Again I will say the artist is no exception when he chooses to indulge in a work of blackened forces, as per Solzhenitsyn’s elaborately sagelike quote. For many professing themselves Christian, Marc Fishman’s painting may strike the same chord the Renaissance artists did, or Gustave Dore’s grim depictions that seems to lend credence to the “awful, distant” throne of a God whose qualities are defined by the doctrinal folly.
Conclusion:
It is the natural desire for mankind to desire peace, but the reality of evils in our world and the thrill of the fantastic will upset any equilibrium for now, and Ted Nasmith, or Gustave Dore or Tolkien himself, along with the artists now and to come, will wrestle within and against the inchoate to make the formless into the formed. I am convinced there will be a lasting, eternal peace one day.

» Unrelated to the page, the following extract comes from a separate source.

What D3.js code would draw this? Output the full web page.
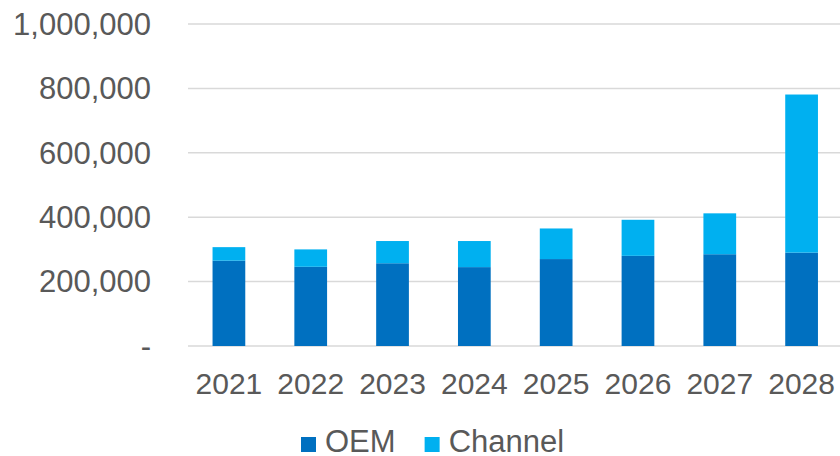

That lasting eternal peace has been evoked in countless ways in art as well. It must be taken in fragments only, but the heart may and can know it when it makes itself known. I am convinced that likely every human has at least some knowledge of that bliss, the paradise lost to be regained, in his own experience in some way, no matter how feeble, no matter how dark the life may be. I find this knowledge in concrete form for my closing. It is found in Ecclesiastes 3:11, and perhaps it speaks of the abolishment of the abyss that Nietzsche, or Dore, or Solzhenitsyn or Nasmith or Tolkien or any other prominent artist knew, the fall of balrogs and Satan and the conquest of light:
“He has made everything beautiful in its time. He has even put eternity in their heart; yet mankind will never find out the work that the true God has made from start to finish.”